◆ Supplied data
□ □ □ □ □
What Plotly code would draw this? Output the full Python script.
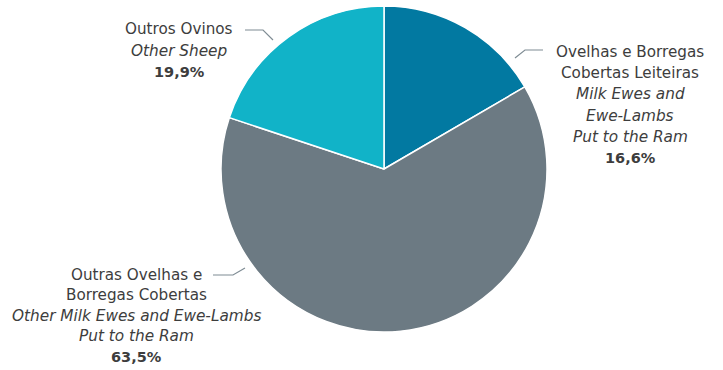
import plotly.graph_objects as go

categories = ["Ovelhas e Borregas Cobertas Leiteiras", "Outras Ovelhas e Borregas Cobertas", "Outros Ovinos"]
values = [16.6, 63.5, 19.9]
colors = ["#0279a1", "#6c7a83", "#11b3c8"]

label_lines = [
    [("Ovelhas e Borregas", ""), ("Cobertas Leiteiras", ""), ("Milk Ewes and", "i"), ("Ewe-Lambs", "i"), ("Put to the Ram", "i"), ("16,6%", "b")],
    [("Outras Ovelhas e", ""), ("Borregas Cobertas", ""), ("Other Milk Ewes and Ewe-Lambs", "i"), ("Put to the Ram", "i"), ("63,5%", "b")],
    [("Outros Ovinos", ""), ("Other Sheep", "i"), ("19,9%", "b")],
]
# label layout (pixels): center x, first line y, line step
label_pos = [(630, 52, 21.2), (136, 275, 20.4), (179, 29.3, 21.2)]
leaders = [
    [(515, 58), (525, 50), (543, 50)],
    [(213, 275), (233, 275), (245, 268)],
    [(245, 30), (263, 30), (273, 40)],
]

W, H = 723, 370
cx, cy, r = 384, 169, 163

fig = go.Figure(go.Pie(
    labels=categories, values=values, sort=False, direction="clockwise", rotation=0,
    marker=dict(colors=colors, line=dict(color="white", width=1.5)),
    textinfo="none", hoverinfo="label+percent", showlegend=False,
    domain=dict(x=[(cx - r) / W, (cx + r) / W], y=[(H - cy - r) / H, (H - cy + r) / H]),
))

font_family = "DejaVu Sans, sans-serif"
annotations = []
for lines, (lx, ly, step) in zip(label_lines, label_pos):
    for i, (txt, style) in enumerate(lines):
        t = txt
        size = 15.2
        if style == "i":
            t = f"<i>{txt}</i>"
            size = 15.3
        elif style == "b":
            t = f"<b>{txt}</b>"
            size = 14.5
        annotations.append(dict(
            x=lx / W, y=1 - (ly + i * step) / H, xref="paper", yref="paper",
            text=t, showarrow=False, xanchor="center", yanchor="middle",
            font=dict(family=font_family, size=size, color="#3d3d3d"),
        ))

shapes = []
for pts in leaders:
    path = "M " + " L ".join(f"{x / W:.5f},{1 - y / H:.5f}" for x, y in pts)
    shapes.append(dict(type="path", path=path, xref="paper", yref="paper",
                       line=dict(color="#7f8c94", width=1.2)))

fig.update_layout(
    width=W, height=H, margin=dict(l=0, r=0, t=0, b=0),
    paper_bgcolor="white", plot_bgcolor="white",
    annotations=annotations, shapes=shapes,
)
fig.write_html("out.html", config={"displayModeBar": False},
               post_script="document.body.style.margin='0';")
□ □ □ □ □
◆ Exercise requirements
Reproduce all of the material exactly, apart from the pictures.

◆ Solution to this exercise
What Plotly code would draw this? Output the full Python script.
import plotly.graph_objects as go

categories = ["Ovelhas e Borregas Cobertas Leiteiras", "Outras Ovelhas e Borregas Cobertas", "Outros Ovinos"]
values = [16.6, 63.5, 19.9]
colors = ["#0279a1", "#6c7a83", "#11b3c8"]

label_lines = [
    [("Ovelhas e Borregas", ""), ("Cobertas Leiteiras", ""), ("Milk Ewes and", "i"), ("Ewe-Lambs", "i"), ("Put to the Ram", "i"), ("16,6%", "b")],
    [("Outras Ovelhas e", ""), ("Borregas Cobertas", ""), ("Other Milk Ewes and Ewe-Lambs", "i"), ("Put to the Ram", "i"), ("63,5%", "b")],
    [("Outros Ovinos", ""), ("Other Sheep", "i"), ("19,9%", "b")],
]
# label layout (pixels): center x, first line y, line step
label_pos = [(630, 52, 21.2), (136, 275, 20.4), (179, 29.3, 21.2)]
leaders = [
    [(515, 58), (525, 50), (543, 50)],
    [(213, 275), (233, 275), (245, 268)],
    [(245, 30), (263, 30), (273, 40)],
]

W, H = 723, 370
cx, cy, r = 384, 169, 163

fig = go.Figure(go.Pie(
    labels=categories, values=values, sort=False, direction="clockwise", rotation=0,
    marker=dict(colors=colors, line=dict(color="white", width=1.5)),
    textinfo="none", hoverinfo="label+percent", showlegend=False,
    domain=dict(x=[(cx - r) / W, (cx + r) / W], y=[(H - cy - r) / H, (H - cy + r) / H]),
))

font_family = "DejaVu Sans, sans-serif"
annotations = []
for lines, (lx, ly, step) in zip(label_lines, label_pos):
    for i, (txt, style) in enumerate(lines):
        t = txt
        size = 15.2
        if style == "i":
            t = f"<i>{txt}</i>"
            size = 15.3
        elif style == "b":
            t = f"<b>{txt}</b>"
            size = 14.5
        annotations.append(dict(
            x=lx / W, y=1 - (ly + i * step) / H, xref="paper", yref="paper",
            text=t, showarrow=False, xanchor="center", yanchor="middle",
            font=dict(family=font_family, size=size, color="#3d3d3d"),
        ))

shapes = []
for pts in leaders:
    path = "M " + " L ".join(f"{x / W:.5f},{1 - y / H:.5f}" for x, y in pts)
    shapes.append(dict(type="path", path=path, xref="paper", yref="paper",
                       line=dict(color="#7f8c94", width=1.2)))

fig.update_layout(
    width=W, height=H, margin=dict(l=0, r=0, t=0, b=0),
    paper_bgcolor="white", plot_bgcolor="white",
    annotations=annotations, shapes=shapes,
)
fig.write_html("out.html", config={"displayModeBar": False},
               post_script="document.body.style.margin='0';")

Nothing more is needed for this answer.